→ **Supplied material**:

____________________

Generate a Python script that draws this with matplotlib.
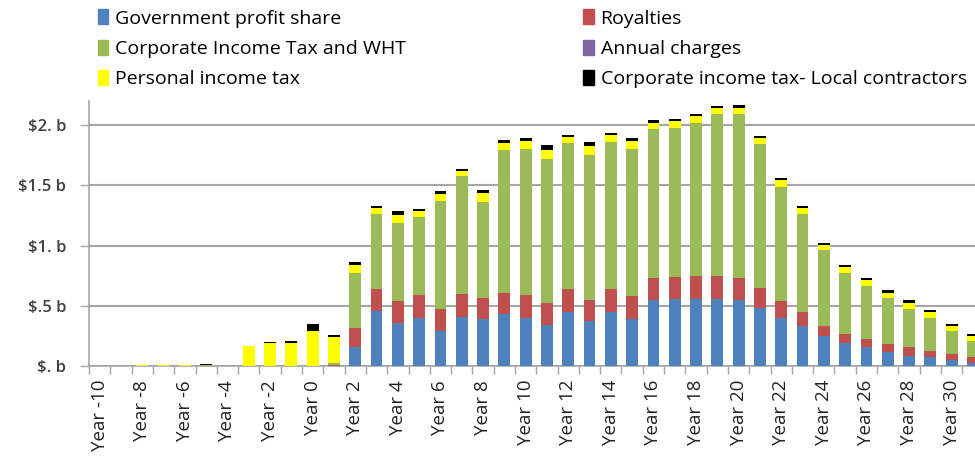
import numpy as np
import matplotlib.pyplot as plt
from matplotlib.patches import Patch

plt.rcParams['font.family'] = ['Open Sans', 'DejaVu Sans']

# Years -10 .. 31
years = list(range(-10, 32))

# values in $ billions
gov_profit = [0, 0, 0, 0, 0, 0, 0, 0, 0, 0, 0, 0,
              0.16, 0.46, 0.36, 0.40, 0.29, 0.41, 0.39, 0.43, 0.40, 0.34, 0.45, 0.37, 0.45, 0.39,
              0.55, 0.56, 0.56, 0.56, 0.55, 0.485, 0.40, 0.33, 0.245, 0.19, 0.155, 0.12, 0.085, 0.078, 0.048, 0.028]
royalties = [0, 0, 0, 0, 0, 0, 0, 0, 0, 0, 0, 0.01,
             0.155, 0.18, 0.18, 0.19, 0.18, 0.19, 0.175, 0.18, 0.19, 0.18, 0.19, 0.175, 0.19, 0.19,
             0.18, 0.18, 0.19, 0.19, 0.18, 0.165, 0.14, 0.12, 0.09, 0.076, 0.07, 0.064, 0.076, 0.048, 0.05, 0.048]
corp_tax = [0, 0, 0.004, 0.004, 0.004, 0.005, 0, 0, 0, 0, 0, 0.018,
            0.46, 0.62, 0.65, 0.645, 0.90, 0.975, 0.80, 1.18, 1.21, 1.20, 1.21, 1.21, 1.22, 1.22,
            1.235, 1.24, 1.27, 1.345, 1.36, 1.19, 0.945, 0.81, 0.625, 0.505, 0.44, 0.38, 0.315, 0.27, 0.195, 0.135]
annual_charges = [0] * 42
personal_tax = [0, 0, 0.002, 0.003, 0.003, 0.002, 0, 0.165, 0.19, 0.19, 0.29, 0.21,
                0.064, 0.048, 0.067, 0.05, 0.056, 0.042, 0.07, 0.064, 0.064, 0.076, 0.048, 0.073, 0.056, 0.064,
                0.053, 0.05, 0.056, 0.05, 0.056, 0.05, 0.056, 0.053, 0.048, 0.048, 0.048, 0.045, 0.05, 0.056, 0.042, 0.034]
local_contr = [0, 0, 0.002, 0.003, 0.003, 0.006, 0, 0.005, 0.012, 0.015, 0.062, 0.02,
               0.022, 0.017, 0.028, 0.022, 0.028, 0.017, 0.028, 0.025, 0.028, 0.036, 0.017, 0.034, 0.02, 0.025,
               0.022, 0.022, 0.02, 0.014, 0.017, 0.017, 0.017, 0.017, 0.017, 0.02, 0.02, 0.02, 0.02, 0.017, 0.017, 0.017]

series = [
    ('Government profit share', gov_profit, '#4F81BD'),
    ('Royalties', royalties, '#C0504D'),
    ('Corporate Income Tax and WHT', corp_tax, '#9BBB59'),
    ('Annual charges', annual_charges, '#8064A2'),
    ('Personal income tax', personal_tax, '#FFFF00'),
    ('Corporate income tax- Local contractors', local_contr, '#000000'),
]

fig = plt.figure(figsize=(9.75, 4.57), dpi=100)
ax = fig.add_axes([89 / 975, 91 / 457, 894.6 / 975, 265 / 457])

x = np.arange(len(years))
bottom = np.zeros(len(years))
for name, vals, col in series:
    vals = np.array(vals)
    ax.bar(x, vals, 0.55, bottom=bottom, color=col, zorder=3)
    bottom += vals

ax.set_xlim(-0.5, len(years) - 0.5)
ax.set_ylim(0, 2.2)
ax.set_yticks([0, 0.5, 1.0, 1.5, 2.0])
ax.set_yticklabels(['$. b', '$.5 b', '$1. b', '$1.5 b', '$2. b'],
                   fontsize=12, fontweight='semibold', color='#404040')
ax.yaxis.grid(True, color='#a6a6a6', lw=1.5, zorder=0)

ax.set_xticks(x[::2])
ax.set_xticklabels(['Year %d' % y for y in years[::2]], rotation=90, fontsize=13.5, color='#222222')
ax.set_xticks(np.arange(-0.5, len(years), 1), minor=True)
ax.tick_params(axis='x', which='major', length=0, pad=10)
ax.tick_params(axis='x', which='minor', length=6, color='#a6a6a6', width=1)
ax.tick_params(axis='y', length=6.5, color='#a6a6a6', width=1, pad=10)

for s in ['top', 'right']:
    ax.spines[s].set_visible(False)
for s in ['left', 'bottom']:
    ax.spines[s].set_color('#a6a6a6')
    ax.spines[s].set_linewidth(1.2)

# legend, two columns filled row by row
handles = [Patch(color=c, label=n) for n, v, c in series]
order = [0, 2, 4, 1, 3, 5]
fig.legend([handles[i] for i in order], [series[i][0] for i in order],
           ncol=2, loc='upper left', bbox_to_anchor=(86 / 975, 1.005), frameon=False,
           fontsize=14, handlelength=0.55, handleheight=0.8, handletextpad=0.35,
           columnspacing=9.1, labelspacing=0.62, borderaxespad=0.2)

fig.savefig('out.png', dpi=100)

____________________

→ **What you will do**: Write out exactly the lines between the start of the data and the line with "years = list(range(-10, 32))", including both, but none of the pictures.

→ **Result**:
Generate a Python script that draws this with matplotlib.
import numpy as np
import matplotlib.pyplot as plt
from matplotlib.patches import Patch

plt.rcParams['font.family'] = ['Open Sans', 'DejaVu Sans']

# Years -10 .. 31
years = list(range(-10, 32))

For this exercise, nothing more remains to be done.